**DATA FOR THIS EXERCISE**
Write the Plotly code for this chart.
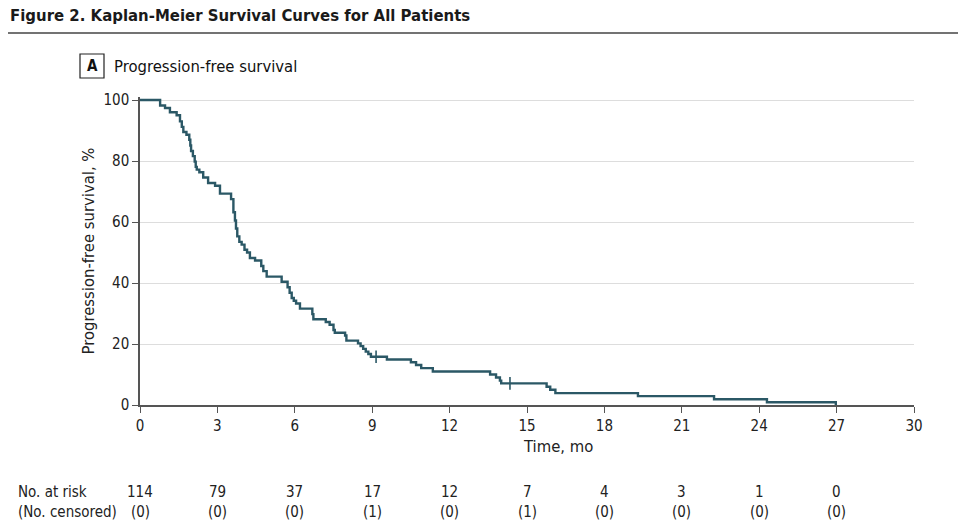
import plotly.graph_objects as go

# ---------------- data ----------------
pfs_time = [0, 0.78, 0.97, 1.16, 1.42, 1.55, 1.62, 1.68, 1.80, 1.91, 1.95, 1.98, 2.05, 2.12,
            2.16, 2.20, 2.30, 2.45, 2.64, 2.91, 3.10, 3.53, 3.62, 3.68, 3.72, 3.77, 3.85,
            3.94, 4.05, 4.15, 4.26, 4.46, 4.70, 4.78, 4.91, 5.49, 5.72, 5.80, 5.88, 5.96,
            6.05, 6.20, 6.68, 6.72, 7.20, 7.35, 7.50, 7.55, 7.95, 8.00, 8.45, 8.55, 8.65,
            8.75, 8.85, 8.95, 9.57, 10.50, 10.70, 10.90, 11.35, 13.57, 13.80, 13.95, 14.00,
            15.76, 15.90, 16.10, 19.30, 22.25, 24.30, 26.97]
pfs_surv = [100, 98.2, 97.4, 96.0, 95.0, 93.0, 91.2, 89.5, 88.6, 87.0, 85.1, 83.3, 81.6, 79.8,
            78.1, 77.2, 76.3, 74.6, 72.8, 71.9, 69.3, 67.5, 63.2, 60.5, 57.9, 55.3, 53.5,
            52.6, 50.9, 50.0, 48.2, 47.4, 45.6, 43.9, 42.1, 40.4, 38.6, 36.8, 35.1, 34.2,
            33.3, 31.6, 29.8, 28.1, 27.2, 26.3, 24.6, 23.7, 22.8, 21.1, 20.2, 19.3, 18.4,
            17.5, 16.7, 15.8, 14.9, 14.0, 13.1, 12.1, 11.0, 10.0, 9.0, 8.0, 7.1,
            6.0, 5.0, 3.9, 2.9, 1.9, 0.9, 0.0]
censor_time = [9.15, 14.34]
censor_surv = [15.8, 7.1]

risk_times = [0, 3, 6, 9, 12, 15, 18, 21, 24, 27]
at_risk = [114, 79, 37, 17, 12, 7, 4, 3, 1, 0]
censored = [0, 0, 0, 1, 0, 1, 0, 0, 0, 0]

x_ticks = [0, 3, 6, 9, 12, 15, 18, 21, 24, 27, 30]
y_ticks = [0, 20, 40, 60, 80, 100]

# ---------------- layout helpers ----------------
W, H = 966, 531
L, R, T, B = 140, 914, 97, 405
def px(x):
    return (x - L) / (R - L)
def py(y):
    return (B - y) / (B - T)

FONT = "Liberation Sans Narrow, DejaVu Sans Condensed, Roboto, sans-serif"
LINE = "#2b5866"
TXT = "#222222"

fig = go.Figure()
fig.add_trace(go.Scatter(x=pfs_time, y=pfs_surv, mode="lines",
                         line=dict(color=LINE, width=2.4, shape="hv"),
                         hoverinfo="skip", showlegend=False))
fig.add_trace(go.Scatter(x=censor_time, y=censor_surv, mode="markers",
                         marker=dict(symbol="line-ns", size=9,
                                     line=dict(color=LINE, width=1.6)),
                         hoverinfo="skip", showlegend=False))

fig.update_layout(
    width=W, height=H,
    margin=dict(l=L, r=W - R, t=T, b=H - B),
    paper_bgcolor="white", plot_bgcolor="white",
    font=dict(family=FONT, color=TXT, size=15),
    xaxis=dict(range=[0, 30], tickvals=x_ticks, ticks="outside", ticklen=6,
               tickcolor="#555", showline=True, linecolor="#555", linewidth=1.5,
               showgrid=False, zeroline=False, tickfont=dict(size=15, color=TXT)),
    yaxis=dict(range=[0, 101], tickvals=y_ticks, ticks="outside", ticklen=6,
               tickcolor="#555", showline=True, linecolor="#555", linewidth=1.5,
               showgrid=True, gridcolor="#dddddd", gridwidth=1, zeroline=False,
               tickfont=dict(size=15, color=TXT),
               title=dict(text="Progression-free survival, %",
                          font=dict(size=16.5, color=TXT), standoff=5)),
)

annotations = []
shapes = []
# title
annotations.append(dict(text="<b>Figure 2. Kaplan-Meier Survival Curves for All Patients</b>",
                        xref="paper", yref="paper", x=px(8), y=py(15),
                        xanchor="left", yanchor="middle", showarrow=False,
                        font=dict(size=16.6, color="#1a1a1a", family=FONT)))
shapes.append(dict(type="line", xref="paper", yref="paper",
                   x0=px(8), x1=px(958), y0=py(33), y1=py(33),
                   line=dict(color="#444", width=1.5)))
# panel label
shapes.append(dict(type="rect", xref="paper", yref="paper",
                   x0=px(80), x1=px(104), y0=py(78), y1=py(54),
                   line=dict(color="#222", width=1.2)))
annotations.append(dict(text="<b>A</b>", xref="paper", yref="paper",
                        x=px(92), y=py(66), xanchor="center", yanchor="middle",
                        showarrow=False, font=dict(size=15, color="#111", family=FONT)))
annotations.append(dict(text="Progression-free survival", xref="paper", yref="paper",
                        x=px(112), y=py(66), xanchor="left", yanchor="middle",
                        showarrow=False, font=dict(size=16.5, color="#111", family=FONT)))
# x-axis title
annotations.append(dict(text="Time, mo", xref="paper", yref="paper",
                        x=px(558), y=py(447), xanchor="center", yanchor="middle",
                        showarrow=False, font=dict(size=16.5, color=TXT)))
# risk table
annotations.append(dict(text="No. at risk", xref="paper", yref="paper",
                        x=px(16), y=py(492), xanchor="left", yanchor="middle",
                        showarrow=False, font=dict(size=15, color=TXT)))
annotations.append(dict(text="(No. censored)", xref="paper", yref="paper",
                        x=px(16), y=py(512), xanchor="left", yanchor="middle",
                        showarrow=False, font=dict(size=15, color=TXT)))
for t, n, c in zip(risk_times, at_risk, censored):
    annotations.append(dict(text=str(n), xref="x", yref="paper", x=t, y=py(492),
                            xanchor="center", yanchor="middle", showarrow=False,
                            font=dict(size=15, color=TXT)))
    annotations.append(dict(text=f"({c})", xref="x", yref="paper", x=t, y=py(512),
                            xanchor="center", yanchor="middle", showarrow=False,
                            font=dict(size=15, color=TXT)))

fig.update_layout(annotations=annotations, shapes=shapes)
fig.write_html("out.html")
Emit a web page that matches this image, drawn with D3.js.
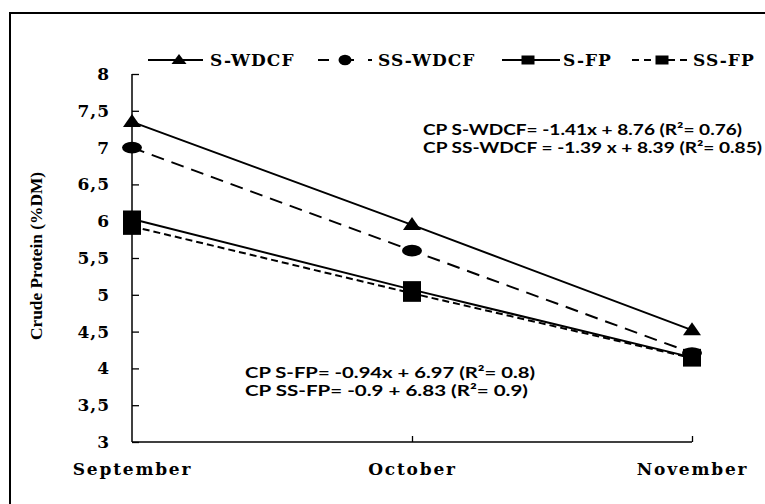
<!DOCTYPE html>
<html>
<head>
<meta charset="utf-8">
<script src="https://cdn.jsdelivr.net/npm/d3@7"></script>
<style>
  body { margin: 0; background: #fff; }
  .tick-label { font-family: "DejaVu Serif", serif; font-weight: bold; font-size: 17px; letter-spacing: 1px; }
  .month-label { letter-spacing: 1.8px; }
  .eq { font-family: Lato, "Open Sans", sans-serif; font-weight: bold; font-size: 15px; }
</style>
</head>
<body>
<script>
// data
const months = ["September", "October", "November"];
const yTicks = [3, 3.5, 4, 4.5, 5, 5.5, 6, 6.5, 7, 7.5, 8];
const sWdcf = [7.35, 5.95, 4.52];
const ssWdcf = [7.0, 5.6, 4.21];
const sFp = [6.03, 5.07, 4.15];
const ssFp = [5.93, 5.02, 4.14];
const seriesNames = ["S-WDCF", "SS-WDCF", "S-FP", "SS-FP"];
const equationsTop = ["CP S-WDCF= -1.41x + 8.76  (R²= 0.76)", "CP SS-WDCF = -1.39 x + 8.39 (R²= 0.85)"];
const equationsBottom = ["CP S-FP= -0.94x + 6.97 (R²= 0.8)", "CP SS-FP= -0.9 + 6.83 (R²= 0.9)"];

const W = 765, H = 504;

const svg = d3.select("body").append("svg")
    .attr("width", W)
    .attr("height", H);

// outer frame (runs off the right and bottom of the picture)
svg.append("rect")
    .attr("x", 10).attr("y", 13)
    .attr("width", 900).attr("height", 700)
    .attr("fill", "none")
    .attr("stroke", "#000")
    .attr("stroke-width", 2);

const x = d3.scalePoint().domain(months).range([132, 692]);
const y = d3.scaleLinear().domain([3, 8]).range([442, 74]);

// y axis, ticks pointing inward
const yAxis = svg.append("g")
    .attr("transform", "translate(132,0)")
    .call(d3.axisRight(y).tickValues(yTicks).tickSize(7).tickFormat(d => String(d).replace(".", ",")));
yAxis.select(".domain").attr("d", "M0," + y(8) + "V" + y(3)).attr("stroke-width", 1.5);
yAxis.selectAll(".tick line").attr("stroke-width", 1.3);
yAxis.selectAll(".tick text")
    .attr("class", "tick-label")
    .attr("x", -22)
    .attr("text-anchor", "end")
    .attr("fill", "#000")
    .attr("font-size", null).attr("font-family", null);

// x axis, ticks pointing up
const xAxis = svg.append("g")
    .attr("transform", "translate(0,442)")
    .call(d3.axisTop(x).tickSize(6).tickSizeOuter(0));
xAxis.select(".domain").attr("d", "M132,0H692").attr("stroke-width", 1.5);
xAxis.selectAll(".tick line").attr("stroke-width", 1.3);
xAxis.selectAll(".tick text")
    .attr("class", "tick-label month-label")
    .attr("y", 33)
    .attr("dy", 0)
    .attr("fill", "#000")
    .attr("font-size", null).attr("font-family", null);
xAxis.selectAll(".tick").filter(d => d === "September").select("line").remove();

// y axis title
svg.append("text")
    .attr("transform", "translate(42,256) rotate(-90)")
    .attr("text-anchor", "middle")
    .style("font-family", "'Liberation Serif', serif")
    .style("font-weight", "bold")
    .style("font-size", "17px")
    .attr("textLength", 168)
    .attr("lengthAdjust", "spacingAndGlyphs")
    .text("Crude Protein (%DM)");

const series = [
    { name: seriesNames[0], values: sWdcf, dash: null, mark: "tri" },
    { name: seriesNames[1], values: ssWdcf, dash: "13,8", mark: "circ" },
    { name: seriesNames[2], values: sFp, dash: null, mark: "sq" },
    { name: seriesNames[3], values: ssFp, dash: "7,4", mark: "sq" }
];

const line = d3.line().x((d, i) => x(months[i])).y(d => y(d));

const plot = svg.append("g");
series.forEach(s => {
    plot.append("path")
        .attr("d", line(s.values))
        .attr("fill", "none")
        .attr("stroke", "#000")
        .attr("stroke-width", 2)
        .attr("stroke-dasharray", s.dash);
});

function drawMarker(g, type, cx, cy, big) {
    if (type === "circ") {
        g.append("ellipse")
            .attr("cx", cx).attr("cy", cy)
            .attr("rx", big ? 10 : 6.5).attr("ry", big ? 5.8 : 5.2)
            .attr("fill", "#000");
    } else if (type === "tri") {
        const w = big ? 9 : 7.5, h = big ? 13 : 10;
        g.append("path")
            .attr("d", `M${cx},${cy - h * 0.6}L${cx + w},${cy + h * 0.4}L${cx - w},${cy + h * 0.4}Z`)
            .attr("fill", "#000");
    } else {
        const w = big ? 9 : 6.5, h = big ? 8.5 : 4.5;
        g.append("rect")
            .attr("x", cx - w).attr("y", cy - h)
            .attr("width", 2 * w).attr("height", 2 * h)
            .attr("fill", "#000");
    }
}

series.slice().reverse().forEach(s => {
    s.values.forEach((v, i) => drawMarker(plot, s.mark, x(months[i]), y(v), true));
});

// legend
const legendItems = [
    { x0: 148, x1: 203, mx: 179, tx: 210 },
    { x0: 318, x1: 372, mx: 345, tx: 378 },
    { x0: 502, x1: 560, mx: 528, tx: 563 },
    { x0: 632, x1: 688, mx: 662, tx: 693 }
];
const legend = svg.append("g").attr("id", "legend");
series.forEach((s, i) => {
    const it = legendItems[i];
    legend.append("line")
        .attr("x1", it.x0).attr("x2", it.x1)
        .attr("y1", 60).attr("y2", 60)
        .attr("stroke", "#000")
        .attr("stroke-width", 2)
        .attr("stroke-dasharray", i === 1 ? "11,14" : (i === 3 ? "7,5" : null));
    drawMarker(legend, s.mark, it.mx, 60, false);
    legend.append("text")
        .attr("class", "tick-label")
        .attr("x", it.tx).attr("y", 66)
        .text(s.name);
});

// regression equations (widths)
const topWidths = [319, 339];
const bottomWidths = [290, 283];

svg.selectAll(".eq-top")
    .data(equationsTop)
    .enter()
    .append("text")
    .attr("class", "eq")
    .attr("x", 423)
    .attr("y", (d, i) => 135 + i * 18)
    .attr("textLength", (d, i) => topWidths[i])
    .attr("lengthAdjust", "spacingAndGlyphs")
    .text(d => d);

svg.selectAll(".eq-bottom")
    .data(equationsBottom)
    .enter()
    .append("text")
    .attr("class", "eq")
    .attr("x", 245)
    .attr("y", (d, i) => 378 + i * 18)
    .attr("textLength", (d, i) => bottomWidths[i])
    .attr("lengthAdjust", "spacingAndGlyphs")
    .text(d => d);
</script>
</body>
</html>
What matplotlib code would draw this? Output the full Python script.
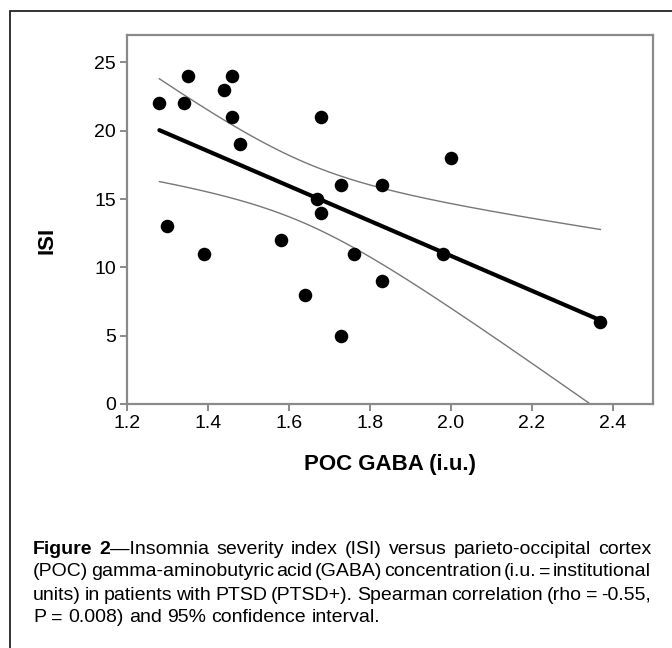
import matplotlib
matplotlib.use("Agg")
import matplotlib.pyplot as plt
from matplotlib.patches import Rectangle
import numpy as np

# 数据：POC GABA (i.u.) 与 ISI
gaba = [1.28, 1.30, 1.34, 1.35, 1.39, 1.44, 1.46, 1.46, 1.48, 1.58, 1.64,
        1.67, 1.68, 1.68, 1.73, 1.73, 1.76, 1.83, 1.83, 1.98, 2.00, 2.37]
isi = [22, 13, 22, 24, 11, 23, 24, 21, 19, 12, 8,
       15, 21, 14, 16, 5, 11, 16, 9, 11, 18, 6]

x_ticks = [1.2, 1.4, 1.6, 1.8, 2.0, 2.2, 2.4]
y_ticks = [0, 5, 10, 15, 20, 25]

caption = [
    [("Figure", "bold", True), ("2", "bold", False), ("\u2014Insomnia", "normal", True),
     ("severity", "normal", True), ("index", "normal", True), ("(ISI)", "normal", True),
     ("versus", "normal", True), ("parieto-occipital", "normal", True), ("cortex", "normal", False)],
    "(POC) gamma-aminobutyric acid (GABA) concentration (i.u. = institutional",
    "units) in patients with PTSD (PTSD+). Spearman correlation (rho = -0.55,",
    "P = 0.008) and 95% confidence interval.",
]

FAM = ["Liberation Sans Narrow", "Liberation Sans", "DejaVu Sans"]
plt.rcParams["font.family"] = FAM

W, H = 672, 648
fig = plt.figure(figsize=(W / 100, H / 100), dpi=100)

# 外框
fig.patches.append(Rectangle((10 / W, -0.1), 1.2, 1 - 11 / H + 0.1, transform=fig.transFigure,
                             fill=False, edgecolor="#222222", linewidth=1.3))

ax = fig.add_axes([127 / W, 1 - 404 / H, (653 - 127) / W, (404 - 35) / H])

x = np.array(gaba)
y = np.array(isi)
n = len(x)
b, a = np.polyfit(x, y, 1)
xs = np.linspace(x.min(), x.max(), 200)
fit = a + b * xs
resid = y - (a + b * x)
s = np.sqrt(np.sum(resid ** 2) / (n - 2))
t_crit = 2.086  # t(0.975, df=20)
se = s * np.sqrt(1 / n + (xs - x.mean()) ** 2 / np.sum((x - x.mean()) ** 2))

ax.plot(xs, fit + t_crit * se, color="#777777", lw=1.0, zorder=2)
ax.plot(xs, fit - t_crit * se, color="#777777", lw=1.0, zorder=2)
ax.plot(xs, fit, color="black", lw=3.0, zorder=3, solid_capstyle="round")
ax.scatter(x, y, s=95, color="black", zorder=4, linewidths=0)

ax.set_xlim(1.2, 2.5)
ax.set_ylim(0, 27)
ax.set_xticks(x_ticks)
ax.set_xticklabels([f"{v:.1f}" for v in x_ticks])
ax.set_yticks(y_ticks)
for sp in ax.spines.values():
    sp.set_color("#8a8a8a")
    sp.set_linewidth(1.6)
ax.tick_params(colors="#8a8a8a", labelcolor="black", length=5, width=1.4, labelsize=14, pad=3)

ax.set_xlabel("POC GABA (i.u.)", fontsize=16, fontweight="bold", labelpad=16)
ax.set_ylabel("ISI", fontsize=16, fontweight="bold")
ax.yaxis.set_label_coords(-0.132, 0.444)

# 两端对齐的图注
renderer = fig.canvas.get_renderer()
x0, x1 = 33, 651
ys = [549, 572, 595, 618]
fs = 14


def width_of(txt, weight):
    t = fig.text(0, 0, txt, fontsize=fs, fontweight=weight)
    w = t.get_window_extent(renderer).width
    t.remove()
    return w


space_w = width_of("a b", "normal") - width_of("ab", "normal")
for i, line in enumerate(caption):
    if isinstance(line, str):
        words = line.split(" ")
        tokens = [(w, "normal", k < len(words) - 1) for k, w in enumerate(words)]
    else:
        tokens = line
    widths = [width_of(t, wt) for t, wt, _ in tokens]
    gaps = sum(1 for _, _, sp in tokens[:-1] if sp)
    last = i == len(caption) - 1
    gap = space_w if last else (x1 - x0 - sum(widths)) / gaps
    cx = x0
    for (t, wt, sp), w in zip(tokens, widths):
        fig.text(cx / W, 1 - ys[i] / H, t, fontsize=fs, fontweight=wt, va="center", ha="left")
        cx += w + (gap if sp else 0)

fig.savefig("out.png", dpi=100)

**REQUIRED WORK**
Begin at the first line of the entries above and return each line exactly, stopping after the line that contains "import plotly.graph_objects as go". Pictures do not belong in the copy.

**THE COMPLETED TASK**
Write the Plotly code for this chart.
import plotly.graph_objects as go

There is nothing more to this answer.